Petaling Jaya (The Star/ANN) - Malaysia's leading credit-rating agency RAM Ratings Services Bhd is set to make its presence felt worldwide by attracting more foreign issuers and investors with its recently launched global and Asean rating scales.
The new rating scales, the first of its kind by an Asean rating agency, will assess the creditworthiness of companies both in Asean countries and globally.
RAM Ratings chief executive officer Foo Su Yin said that the global initiative would provide companies with an option, especially those with plans to expand regionally and globally, to tap funds.
"At the same time, it will provide a benchmark as well as an indication of how companies fare in terms of credit standing against their Asean or global peers.
"Besides facilitating cross-border deals, the rating scales will help unlock and mobilise savings in the region for companies to grow and expand,'' Foo said during the launch of the global and Asean rating scales.
The new rating scales compare and measure the best companies globally and in Asean for their credit worthiness, namely, their ability to pay on a timely and adequate manner.
RAM Holdings Bhd group CEO Dr K. Govindan said that a regional and global move would facilitate and promote an integrated regional capital market and help channel Asia's massive savings to meet the pressing demand for capital by companies looking to expand abroad.
He stressed that RAM was keen to help companies tap the massive liquidity in the region. Backing his arguments with statistics, he said Asean had US$780 billion (2.34 trillion ringgit) of foreign exchange reserves with China topping that with a whopping $3.3 trillion.
He said the gross national savings in Asia (ex-Japan) was estimated to be around $6.2 trillion in 2012, and it was expected to grow to $8 trillion by 2015.
Besides the mobilisation of funds to emerging economies, he said the move to launch the global and Asean rating scales would boost the sukuk (Islamic bond) market globally and in Malaysia, as the latter was the largest sukuk market in the world in terms of issuance.
More flow of funds from the Gulf Cooperation Council (GCC) countries into Asean, including Malaysia, would be intensified, Govindan said, adding that currently RAM had provided rating services for some of its GCC clients.
According to Foo, one of the reasons RAM decided to go global was to meet the growing call from investors and issuers.
"There is more demand and desire for diversity in opinions, particularly from this region from a credit rating agency that has extensive knowledge and a unique understanding of the Asian and Asean market," she said.
She added that it was not enough for companies to merely expand their operations by taking bank loans. A more effective way would be to issue bonds, which has proved to be more effective.

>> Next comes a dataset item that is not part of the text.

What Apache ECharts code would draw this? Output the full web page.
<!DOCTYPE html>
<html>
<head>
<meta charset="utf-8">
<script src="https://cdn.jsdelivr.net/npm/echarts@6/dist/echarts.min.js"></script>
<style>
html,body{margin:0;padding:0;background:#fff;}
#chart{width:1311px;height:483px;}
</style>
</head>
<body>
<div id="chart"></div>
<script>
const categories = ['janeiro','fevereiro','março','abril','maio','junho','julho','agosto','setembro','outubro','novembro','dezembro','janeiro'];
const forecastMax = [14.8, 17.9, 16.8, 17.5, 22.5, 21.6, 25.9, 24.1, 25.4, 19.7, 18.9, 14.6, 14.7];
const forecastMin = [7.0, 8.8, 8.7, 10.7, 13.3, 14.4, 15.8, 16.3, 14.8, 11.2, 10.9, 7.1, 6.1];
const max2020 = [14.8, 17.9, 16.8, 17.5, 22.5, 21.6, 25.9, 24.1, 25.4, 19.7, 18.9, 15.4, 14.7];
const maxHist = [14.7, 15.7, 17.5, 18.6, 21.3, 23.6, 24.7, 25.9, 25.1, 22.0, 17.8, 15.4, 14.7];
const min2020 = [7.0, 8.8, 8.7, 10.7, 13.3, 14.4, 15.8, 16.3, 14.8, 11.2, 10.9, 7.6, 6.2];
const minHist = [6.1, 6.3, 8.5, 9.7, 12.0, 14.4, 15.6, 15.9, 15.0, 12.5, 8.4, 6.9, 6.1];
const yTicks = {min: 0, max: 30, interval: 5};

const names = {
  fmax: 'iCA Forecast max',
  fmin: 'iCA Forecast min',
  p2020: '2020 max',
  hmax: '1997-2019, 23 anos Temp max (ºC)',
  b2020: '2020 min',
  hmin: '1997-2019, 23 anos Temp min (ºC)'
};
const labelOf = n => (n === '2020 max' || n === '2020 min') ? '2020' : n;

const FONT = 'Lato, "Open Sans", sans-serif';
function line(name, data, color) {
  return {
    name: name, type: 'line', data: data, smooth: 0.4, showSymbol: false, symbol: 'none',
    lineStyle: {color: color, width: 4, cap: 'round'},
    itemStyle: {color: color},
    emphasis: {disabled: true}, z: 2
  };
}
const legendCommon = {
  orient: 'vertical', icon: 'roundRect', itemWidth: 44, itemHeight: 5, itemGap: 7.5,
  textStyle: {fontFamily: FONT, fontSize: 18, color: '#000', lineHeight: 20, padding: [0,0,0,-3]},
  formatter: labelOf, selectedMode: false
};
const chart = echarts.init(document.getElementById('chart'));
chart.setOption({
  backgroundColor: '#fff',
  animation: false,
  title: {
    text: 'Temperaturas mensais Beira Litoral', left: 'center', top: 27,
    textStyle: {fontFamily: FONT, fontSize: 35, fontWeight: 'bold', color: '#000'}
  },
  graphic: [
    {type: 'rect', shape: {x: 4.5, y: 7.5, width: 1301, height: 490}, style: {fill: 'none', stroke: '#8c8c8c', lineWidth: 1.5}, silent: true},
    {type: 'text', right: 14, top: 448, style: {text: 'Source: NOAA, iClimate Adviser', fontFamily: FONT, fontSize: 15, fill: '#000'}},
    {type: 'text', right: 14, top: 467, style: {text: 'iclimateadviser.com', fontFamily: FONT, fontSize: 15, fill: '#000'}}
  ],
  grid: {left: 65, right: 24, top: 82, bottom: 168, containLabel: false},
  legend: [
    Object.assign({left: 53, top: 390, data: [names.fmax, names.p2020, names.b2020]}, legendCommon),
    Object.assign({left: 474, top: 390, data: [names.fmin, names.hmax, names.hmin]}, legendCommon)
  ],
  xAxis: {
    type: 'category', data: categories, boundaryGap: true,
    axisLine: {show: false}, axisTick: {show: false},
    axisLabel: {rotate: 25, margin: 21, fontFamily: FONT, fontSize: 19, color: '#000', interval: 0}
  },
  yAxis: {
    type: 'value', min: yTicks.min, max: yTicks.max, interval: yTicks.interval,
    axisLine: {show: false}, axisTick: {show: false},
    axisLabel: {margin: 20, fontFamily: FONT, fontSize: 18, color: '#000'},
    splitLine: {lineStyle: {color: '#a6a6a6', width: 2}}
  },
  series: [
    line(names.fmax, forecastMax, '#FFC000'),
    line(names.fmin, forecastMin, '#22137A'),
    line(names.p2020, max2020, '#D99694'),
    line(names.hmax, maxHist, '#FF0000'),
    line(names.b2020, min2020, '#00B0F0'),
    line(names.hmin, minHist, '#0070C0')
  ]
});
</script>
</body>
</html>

She said, at the moment, the rating agency had secured some mandates, both local and foreign, for the new rating scales.
She pointed out that one of the strengths of RAM was its capability, which encompassed rigorous rating processes, established methodologies and experienced analysts.

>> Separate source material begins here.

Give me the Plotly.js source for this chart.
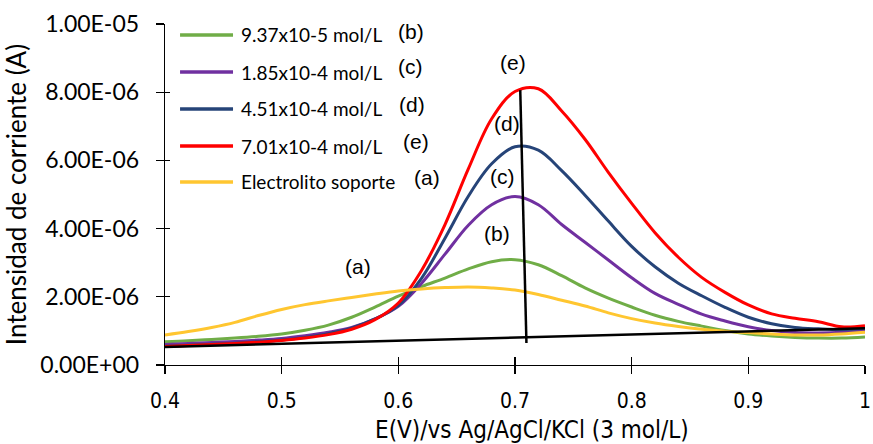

This is attested by the fact that it had, to date, rated over 860 companies, with about 2,000 bond issues and sukuk worth close to $261 billion since 1991.

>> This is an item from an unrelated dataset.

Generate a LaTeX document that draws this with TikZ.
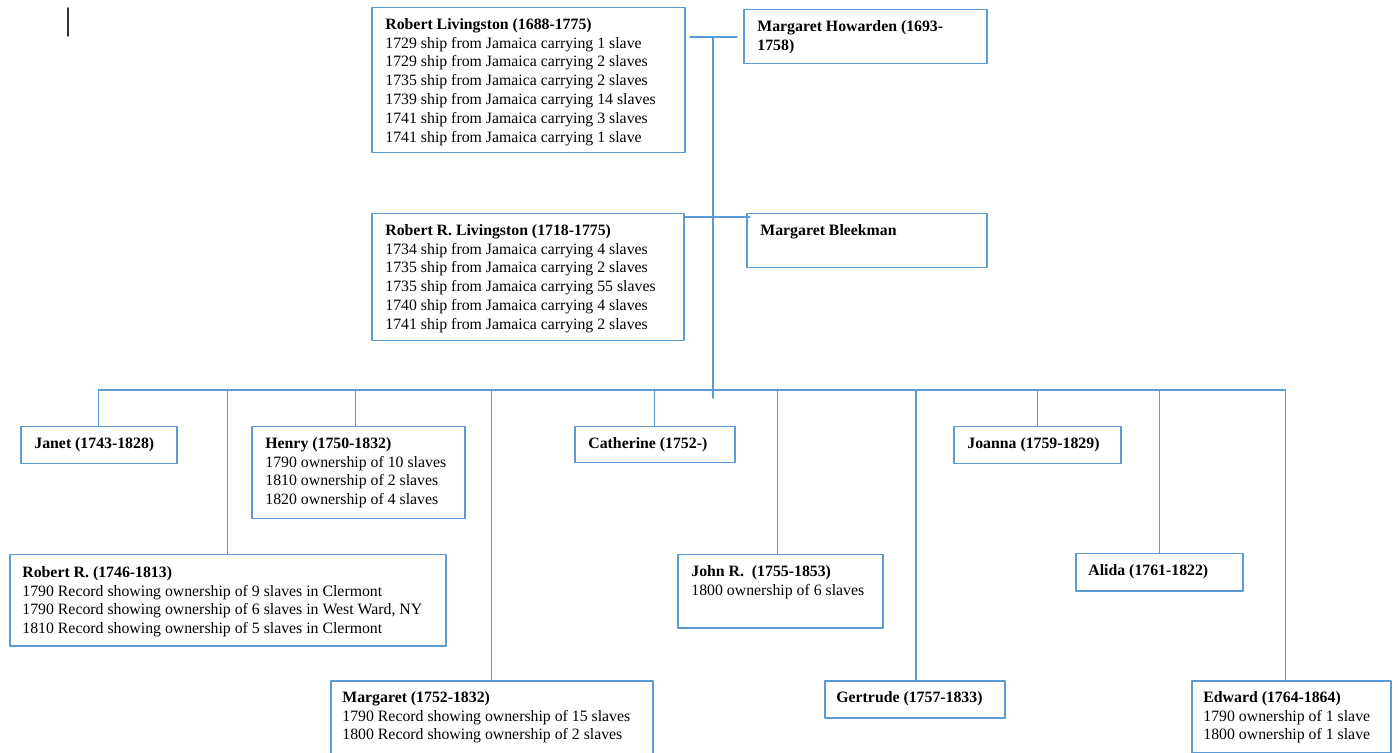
\documentclass[tikz,border=0pt]{standalone}
\usepackage{fontspec}
\setmainfont{Liberation Serif}
\definecolor{boxblue}{HTML}{5B9BD5}
\begin{document}
\begin{tikzpicture}[x=0.5pt, y=-0.5pt, line join=round, line cap=round,
		pbox/.style 2 args={draw=boxblue, line width=0.75pt, anchor=north west, inner sep=0pt, minimum width=#1*0.5pt, minimum height=#2*0.5pt},
		ptext/.style={anchor=north west, align=left, inner sep=0pt, font=\fontsize{7.9}{9.4}\selectfont},
		link/.style={draw=boxblue, line width=0.7pt}]
	\useasboundingbox (0,0) rectangle (1398,753);
	\draw [line width=0.8pt, black!80] (68,8)--(68,36);
	\node[pbox={313}{145}] (rl) at (371,7) {};
	\node[ptext] (rl-t) at ([shift={(14,11)}]rl.north west) {\textbf{Robert Livingston (1688-1775)}\\1729 ship from Jamaica carrying 1 slave\\1729 ship from Jamaica carrying 2 slaves\\1735 ship from Jamaica carrying 2 slaves\\1739 ship from Jamaica carrying 14 slaves\\1741 ship from Jamaica carrying 3 slaves\\1741 ship from Jamaica carrying 1 slave};
	\node[pbox={243}{54}] (mh) at (743,9) {};
	\node[ptext] (mh-t) at ([shift={(14,11)}]mh.north west) {\textbf{Margaret Howarden (1693-}\\\textbf{1758)}};
	\node[pbox={312}{127}] (rrl) at (371,213) {};
	\node[ptext] (rrl-t) at ([shift={(14,11)}]rrl.north west) {\textbf{Robert R. Livingston (1718-1775)}\\1734 ship from Jamaica carrying 4 slaves\\1735 ship from Jamaica carrying 2 slaves\\1735 ship from Jamaica carrying 55 slaves\\1740 ship from Jamaica carrying 4 slaves\\1741 ship from Jamaica carrying 2 slaves};
	\node[pbox={240}{54}] (mb) at (746,213) {};
	\node[ptext] (mb-t) at ([shift={(14,11)}]mb.north west) {\textbf{Margaret Bleekman}};
	\node[pbox={156}{37}] (janet) at (20,426) {};
	\node[ptext] (janet-t) at ([shift={(14,11)}]janet.north west) {\textbf{Janet (1743-1828)}};
	\node[pbox={213}{92}] (henry) at (251,426) {};
	\node[ptext] (henry-t) at ([shift={(14,11)}]henry.north west) {\textbf{Henry (1750-1832)}\\1790 ownership of 10 slaves\\1810 ownership of 2 slaves\\1820 ownership of 4 slaves};
	\node[pbox={160}{36}] (catherine) at (574,426) {};
	\node[ptext] (catherine-t) at ([shift={(14,11)}]catherine.north west) {\textbf{Catherine (1752-)}};
	\node[pbox={167}{37}] (joanna) at (953,426) {};
	\node[ptext] (joanna-t) at ([shift={(14,11)}]joanna.north west) {\textbf{Joanna (1759-1829)}};
	\node[pbox={436}{91}] (robertr) at (9,554) {};
	\node[ptext] (robertr-t) at ([shift={(13,12)}]robertr.north west) {\textbf{Robert R. (1746-1813)}\\1790 Record showing ownership of 9 slaves in Clermont\\1790 Record showing ownership of 6 slaves in West Ward, NY\\1810 Record showing ownership of 5 slaves in Clermont};
	\node[pbox={205}{73}] (john) at (677,554) {};
	\node[ptext] (john-t) at ([shift={(14,11)}]john.north west) {\textbf{John R.\ \ (1755-1853)}\\1800 ownership of 6 slaves};
	\node[pbox={167}{37}] (alida) at (1075,553) {};
	\node[ptext] (alida-t) at ([shift={(13,11)}]alida.north west) {\textbf{Alida (1761-1822)}};
	\node[pbox={322}{74}] (margaret) at (330,680) {};
	\node[ptext] (margaret-t) at ([shift={(12,11)}]margaret.north west) {\textbf{Margaret (1752-1832)}\\1790 Record showing ownership of 15 slaves\\1800 Record showing ownership of 2 slaves};
	\node[pbox={180}{37}] (gertrude) at (824,680) {};
	\node[ptext] (gertrude-t) at ([shift={(12,11)}]gertrude.north west) {\textbf{Gertrude (1757-1833)}};
	\node[pbox={199}{72}] (edward) at (1191,680) {};
	\node[ptext] (edward-t) at ([shift={(12,11)}]edward.north west) {\textbf{Edward (1764-1864)}\\1790 ownership of 1 slave\\1800 ownership of 1 slave};
	\coordinate (top) at (713,37);
	\coordinate (mid) at (713,217);
	\coordinate (bar) at (713,390);
	\coordinate (trunkend) at (713,398);
	\draw [link] (top)--(trunkend);
	\draw [link] ([xshift=-11.5pt]top)--([xshift=12pt]top);
	\draw [link] (rrl.north east |- mid)--([xshift=18.5pt]mid);
	\draw [link] (janet.north |- bar)--([xshift=-3pt]edward.north |- bar);
	\foreach \kid/\dx in {janet/0,robertr/0,henry/-1.3,margaret/0,catherine/0,john/-1.4,gertrude/0.6,joanna/0,alida/0,edward/-3}
		\draw [link] ([xshift=\dx pt]\kid.north |- bar)--([xshift=\dx pt]\kid.north);
\end{tikzpicture}
\end{document}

Apart from that, she said, the rating agency had rated more than 20 foreign entities, among others, from South Korea, Japan, Singapore, Hong Kong, Indonesia, Khazakstan and GCC countries. Last year, seven of the top 10 issues by programme value of rated issuances by RAM comprised foreign issuers.
Govindan said the environment was conducive for the rating house to be a global rating agency, adding that one of the reasons was because developing countries were more comfortable with Asian rating agencies like RAM when intending to tap funds.
Meanwhile, Credit Guarantee and Investment Facility (CGIF) has become the first multilateral institution to be accorded AAA global and Asean ratings.
Its CEO Kiyoshi Nishimura said that with RAM's recognition of its superior credit strength, he was confident companies in Asia that tapped the bond markets with CGIF's guarantees would be able to obtain a lower cost of funding.
In line with a more integrated Asean, RAM also recently published the Leading Asean Sovereigns report. The publication features RAM's credit opinion of South-East Asia's five largest economies and has assigned its inaugural global scale sovereign ratings to Singapore (AAA), Malaysia (A2), Thailand (A3), Indonesia (BBB2) and the Philippines (BB1).
The report highlighted that all five countries displayed economic expansion that had generally outpaced global growth and remained relatively resilient through the financial turmoil experienced by advanced economies in 2009.
It also noted that the region's overall debt burden had substantially been reduced favourably throughout the decade in comparison with other economic regions.